Get the Popcorn - Back to the Movie!

How Good Intentions Can Go Awry

The CEO was very, very reluctant to cut his trip short, so he suggested the following to the COO; bring everyone together in a meeting format and discuss his findings, conclusions and recommendations from the individual meetings he had had with everyone involved in the "mashup." When the COO put his notes together, he discovered what you, as the reader, already know - this was an enormous waste of everyone's time and had consumed a valuable week of the COO's time, just bringing it to a standoff. At the meeting, what everyone discovered was that they were all closer in agreement that they had thought and just by talking directly with each other instead of triangulating the (mis)information all over the office, the entire drama could have been avoided.

What Was Missing in the Plot for This Movie?
The shift to doctrine and principles-based management is more than a tactic; it's a new way of thinking about management. Instead of making decisions for others, or delegating those decisions to others, it’s creating principles with others that enable them to make decisions for themselves. So, in the "movie", doctrine and principles were notoriously absent.

Getting Started On This Journey - Take These Steps

How Good Intentions Can Go Awry
Purpose: Re-examine your mission.
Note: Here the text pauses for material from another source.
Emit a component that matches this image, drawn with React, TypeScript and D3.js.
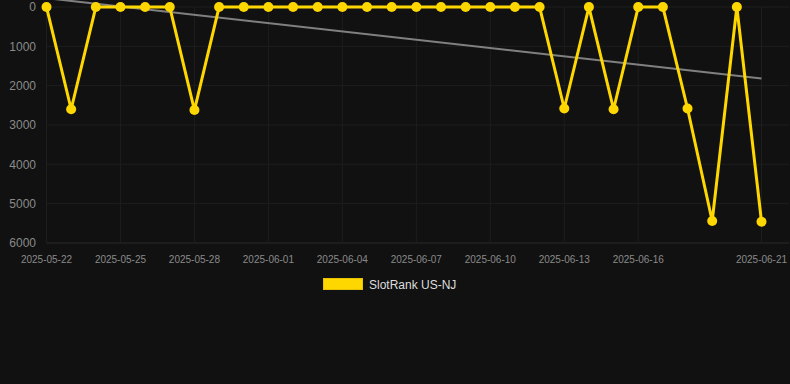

Is it truly a shared purpose? Do you have a narrative that explains how that purpose will be fulfilled?

  • Principles: Start with your existing values. Transform them into decision principles. Then find real-world decisions and reverse engineer the most effective principles.
  • Catalysts : Find internal catalysts who can help evolve the principles and help people apply them to daily decisions. Connect the catalysts to learn together.

The overall thing to keep in mind with this approach to management is that the goal is to manage principles, not people, and to create a culture based on principles over process.

As Mark Bonchek concludes his essay on this approach to leadership, "It works for birds, fish, and soldiers. Maybe it’s time to give it a try for companies too."